Ну что же, жизнь в нашем городке кажется простой и регламентированной, что определяется необыкновенной точностью общественного транспорта. Каждые 20 минут подкатывает эсбан, автобус же, без опозданий, раз в час. Но лучше не задерживаться в Берлине, потому что в 10 часов вечера город уже спит. Ничего не вспугнет перебегающих дорогу лисиц, ни машина, ни случайный прохожий. Иногда прошмыгнет затурканный студент на велосипеде, и всё, окна темны, двери на запоре. Уличные фонари горят вполсилы, все замерло, даже вода в реке застыла, и с ней, кажется, все дневные заботы. Когда в полутьме перебираешься через узенький мостик, невольно останавливаешься и всматриваешься вначале в стылую воду, а затем с надеждой в небо. Глядя на звезды, с легким страхом начинаешь ощущать свое бесконечное одиночество, умноженное на одиночество и случайность Земли. Если приглядеться, можно увидеть огоньки заблудившегося в ночи самолета, а если смотреть долго, то и, прости Господи, звездочку спутника, этот крик отчаяния стареющего человечества. Да, долог путь до дома, чего только не передумаешь и не перевспоминаешь…

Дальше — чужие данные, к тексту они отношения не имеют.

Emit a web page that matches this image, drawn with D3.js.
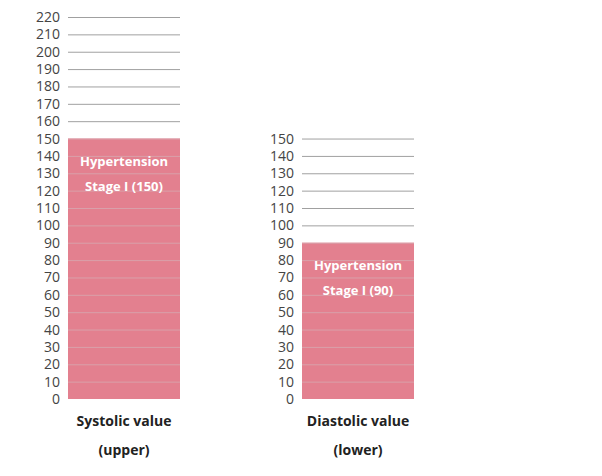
<!DOCTYPE html>
<html><head><meta charset="utf-8">
<script src="https://cdn.jsdelivr.net/npm/d3@7"></script>
<style>body{margin:0;background:#fff;font-family:"Open Sans",sans-serif}</style>
</head><body><svg id="chart" width="602" height="476"></svg>
<script>
// chart data
let panels = ["Systolic value", "Diastolic value"];
let subLabels = ["(upper)", "(lower)"];
let values = [150, 90];
let axisMax = [220, 150];
let barText = ["Hypertension", "Stage I"];

let svg = d3.select("#chart");
let y0 = 399, unit = (399 - 17) / 220;
let lefts = [68, 302];
let barW = 112;

panels.forEach((name, i) => {
  let max = axisMax[i];
  let y = d3.scaleLinear().domain([0, max]).range([y0, y0 - max * unit]);
  let g = svg.append("g");
  let ticks = d3.range(0, max + 1, 10);
  let x = lefts[i];

  g.append("rect")
    .attr("x", x).attr("width", barW)
    .attr("y", y(values[i])).attr("height", y0 - y(values[i]))
    .attr("fill", "#e3808f");

  g.selectAll("line.grid").data(ticks.filter(t => t > 0)).enter().append("line")
    .attr("x1", x).attr("x2", x + barW)
    .attr("y1", d => y(d) + 0.5).attr("y2", d => y(d) + 0.5)
    .attr("stroke", d => d <= values[i] ? "#d9a0aa" : "#a0a0a0")
    .attr("stroke-width", 1);

  g.selectAll("text.tick").data(ticks).enter().append("text")
    .attr("x", x - 8).attr("y", d => y(d) + 5)
    .attr("text-anchor", "end")
    .attr("font-size", 14).attr("fill", "#444")
    .text(d => d);

  let cx = x + barW / 2;
  let top = y(values[i]);
  g.append("text").attr("x", cx).attr("y", top + 27)
    .attr("text-anchor", "middle").attr("font-size", 13).attr("font-weight", "bold")
    .attr("fill", "#fff").text(barText[0]);
  g.append("text").attr("x", cx).attr("y", top + 52)
    .attr("text-anchor", "middle").attr("font-size", 13).attr("font-weight", "bold")
    .attr("fill", "#fff").text(barText[1] + " (" + values[i] + ")");

  g.append("text").attr("x", cx).attr("y", 426)
    .attr("text-anchor", "middle").attr("font-size", 14).attr("font-weight", "bold")
    .attr("fill", "#222").text(name);
  g.append("text").attr("x", cx).attr("y", 455)
    .attr("text-anchor", "middle").attr("font-size", 14).attr("font-weight", "bold")
    .attr("fill", "#222").text(subLabels[i]);
});
</script></body></html>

Все дневное под тяжестью темноты становится зловещим и призрачным, а немота, невозможность выплеснуть в словах, понятных для здешних людей, чувства и мысли – основной повод для тоски. Крик немощи, неслышный и ненужный в земле Браденбург, может вспугнуть только птиц или зверей, пытающихся застенчиво найти свое место рядом с исполином хозяином, перекопавшим, перестроившим их вселенную. Птицам легче, фрр и полетели искать другие пределы, зверям тяжко, как и мне.

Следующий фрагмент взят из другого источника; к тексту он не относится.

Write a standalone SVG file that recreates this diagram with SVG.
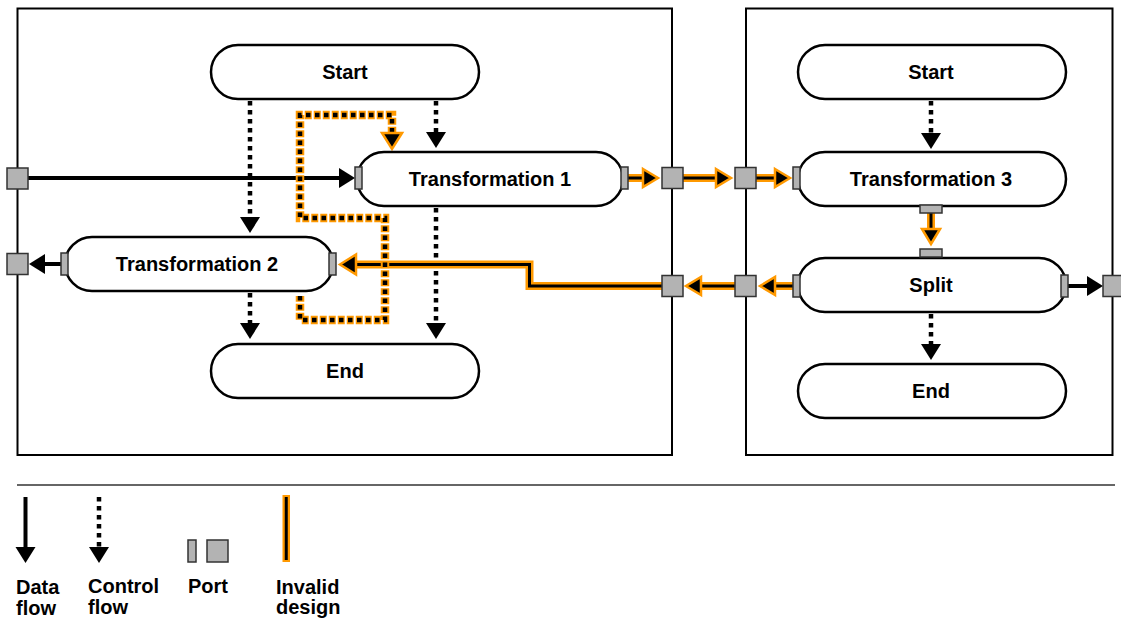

Город мой, как старый инвалид, никак не может забыться. Жизнь здесь до сих пор пронизана ужасами войны. Рвутся бомбы, работает концлагерь, раз в месяц происходит эвакуация, школьников собирают на траурные линейки по поводу очередной страшной годовщины. Самое сложное мероприятие – эвакуация. Начинается все с масштабной статьи в местной газете, с публикации подробного плана. День приближается, народ нервничает, перезванивается, тщательно выбираются знакомые, живущие за пределами плана. В 8 часов, из репродукторов проезжающих полицейских машин доносится «АХТУНГ… АХТУНГ…». Машины из дворов разъезжаются, настает очередь пешеходов. Должны исчезнуть все, с собаками, с кошками, с хомяками и кроликами. За неповиновение штраф 300 евро. Ходят слухи, что затаиться, скрыться от сурового взгляда тепловизора невозможно, дескать, полицейские делают поквартирный обход, не знаю, не наблюдала, но думаю, что это возможно – полиции с добровольными помощниками крутиться у каждого дома достаточно. Итак, исход. Тащат стариков, на колясках, на роллаторах, иногда на носилках, бегут с рюкзачками детишки, на велосипедах разъезжаются взрослые, ведут и везут собак и младенцев, из сумок верещат коты. Много пережившие старухи исподволь, из-под ладони, косятся на небо. Но в полдевятого все, тишина. Город мертв. Только на перекрестках стоят грозные люди в бронежилетах.  Наконец около двух слышишь взрыв очередной бомбы и понимаешь Свобода, вот она, наконец-то. И скорей бежишь, торопишься домой, на ходу благодаря знакомых, а то и вовсе незнакомых, приютивших тебя людей.

Все дело в том, что песок хищно поглотил все отходы жизнедеятельности войны. Половина обрушившихся на городок бомб не взорвалось, а застряла в земле, и теперь каждую улочку, каждый огородик, каждую полянку вынуждены протыкать множеством длинных труб, через которые прослушивают и прощупывают всю почву на огромной глубине. Ищут бомбы, но находят кроме них остовы машин, орудий, куски кровли и прочий металлолом. Поэтому все дороги и мостовые, кажутся переболевшими оспой, а окружающая земля – вся в белых от выброшенного песка кротовых холмиках, будто покрытых снегом.
Днем улицы также безлюдны. Иногда пройдет мамаша с коляской или ребятишки из школы пронесутся на велосипедах, или маленькая стайка больных детишек даунят из детского дома под оком бдительных воспитателей, прошагает на прогулку, и только машины на двух наших центральных улицах, да полицейский вертолет в небе нарушают стрекот сорок и писк синиц.
Но все меняется, и сейчас, заглядывая в коляски, я поражаюсь разнообразию коричневых оттенков кожи личиков малышей и возникает робкая надежда, что город, наконец, проснется и забурлит.